New Features and Enhancements

  • PRES-2774, PRES-2060: Encrypted Azure AD key/token support for Azure Gen2 in Presto.

  • PRES-2372: Cost-based optimization (CBO) for JOIN reordering and JOIN distribution type selection, using statistics in the Hive metastore, is enabled by default for Presto version 0.208.

    The following values have been added to the default cluster configuration for Qubole Presto version 0.208.

    optimizer.join-reordering-strategy=AUTOMATIC
    join-distribution-type=AUTOMATIC
    join-max-broadcast-table-size=100MB
    
  • PRES-2256: Presto Decimal Coercion support is available in QDS Presto version 0.208

  • PRES-2695: QDS allows you to override the required number of workers feature’s cluster-level properties, query-manager.required-workers-max-wait and query-manager.required-workers at the query level using the corresponding session-level properties required_workers_max_wait and required_workers.

  • PRES-2918: A new experimental configuration property experimental.reserved-pool-enabled has been added to Presto version 0.208 to allow you to disable the Reserved Pool. The Reserved Pool prevents deadlocks when memory is exhausted in the General Pool; the largest query is promoted to the to Reserved Pool. But only one query is promoted and the remaining queries in the General Pool are blocked state whenever the pool is full. To avoid this, you can set experimental.reserved-pool-enabled to false thereby disabling the Reserved Pool. For more information, see Disabling Reserved Pool.

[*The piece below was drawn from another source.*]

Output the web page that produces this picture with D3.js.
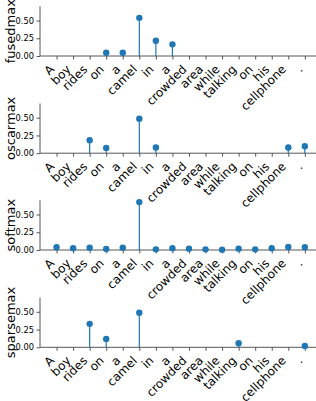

  • PRES-2657: The path for spill-to-disk functionality, experimental.spiller-spill-path=/media/ephemeral0/presto/spill_dir, has been configured by default in Qubole Presto 0.208. This allows you to use spill-to-disk easily, either by setting set session spill_enabled=true for individual queries, or adding experimental.spill-enabled=true to the Presto cluster configuration override to enable spill-to-disk for all queries.

  • PRES-111: Added a procedure call to clear stale Hive metastore caches. Useful when metastore updates might have occurred from outside the Presto cluster. The command is supported only in Presto version 0.208.

  • PRES-2742: Push configurations for Presto cluster use a REST API call instead of SSH. Via Support, Cluster Restart Required.

  • PRES-2744: New session property qubole_max_raw_input_datasize=1TB limits the total bytes scanned. Queries that exceed this limit fail with the RAW_INPUT_DATASIZE_READ_LIMIT_EXCEEDED exception. This ensures rogue queries do not run for a very long time.

  • PRES-2790: Performance improvement in queries involving IN and NOT IN over a subquery. See this blog post.

  • PRES-2605 Added a new scheduler to optimally schedule tasks according to where Rubix caches the data. See `https://www.qubole.com/blog/presto-rubix-scheduler-improves-cache-reads/`__.

  • PRES-111: Added call hive.default.clear_cache() procedure call to clear stale hive metastore caches. Useful when metastore updates might have occurred from outside the Presto cluster.

  • PRES-2584: Improved smart query retry to support INSERT OVERWRITE TABLE, CREATE TABLE AS and SELECT queries which failed without returning any data. Tracking of query retries has been improved in command logs with Query Tracker links for retries.

  • JDBC-124: QDS now supports concurrent multiple statements in Presto FastPath.

  • PRES-2510: Choosing the Presto UI from the QDS Control Panel redirects to <base-url>/presto-ui-<cluster-id>/ui/. It also redirects <coordinator>:dns:8081 to a static resource <base-url>/ui/index.html.

  • PRES-2992: QDS adds presto-tpcds, presto-localfile, and presto-thrift connectors to Presto 0.193 and 0.208 versions.

Bug Fixes

  • PRES-2568: Fixes a problem that causedc a carriage return \r to be incorrectly added wherever there was a semicolon in a query.

  • PRES-2810: Fixes a problem that caused failures in query planning when dynamic filtering is enabled.